Fueled by digital cameras and recorders, and easy to use film and image editing software, it is easy for folk to create what are in effect multimedia compositions. The idea that mash-ups are dialogues with source materials or events suggests to me a kind of active reading. In reading a print text, a book say, we encourage students to respond, and we teach them to underline, take margin notes, draw connections to other things they've read. But it's always been hard, in my teaching experience, to have students do this particularly well. Their notations are begrudging and often are on subjects they're just learning about.

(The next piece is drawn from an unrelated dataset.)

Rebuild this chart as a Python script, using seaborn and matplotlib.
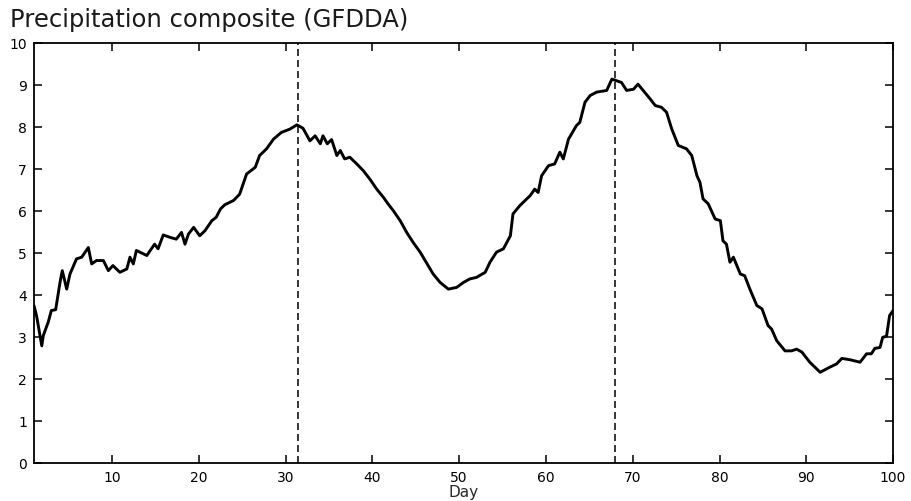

Mash-ups require the same kind of engagement we try to get in reading print in our classrooms -- making connections, interjecting ideas. However, they process of shifting from a private dialogue to a publically shared one via a mash-up causes some key shifts. First, the reading is a performance. Second, the technology makes it possible to engage write/edit images, words, sound and video directly into the primary text, pulling it apart and mixing it up in ways that just don't correspond at all to writing notes in a book's margin. It's this combination of freedom and performance (and the fact that doing these is a choice, not an assignment) that makes them so prevalent on the WWW.
So, can Mash-up assignments work? Would making a mash-up an option in a writing class rob it of some essential freedom? I don't think it has to --depends upon how you frame the assignment. The first thing I'd ask, is if any of my students have already done a mash-up or something like it (photoshop manipulation; fanfic story; parody or satire of some kind). The second thing I'd do is make my own mash-up just for fun and to see what it's like.
And that's what's also cool about Goo's piece. If you want to play around with mashups, the Washington Post
provides a clip of their political reporter, Dana Millbank, asking
questions. You can mix in your own answers, and if you want, submit
your M-up back to the Post for a little contest they're running.
So go ahead. Plan a mash-up assignment for the fall. And make your own to show your students.
1 Comments:
Well, weren't we asking the same questions about blogging not too long ago? Once you bring something in the classroom, you domesticate it (rather than leaving it feral?)by creating the assignment and holding the class to expectations.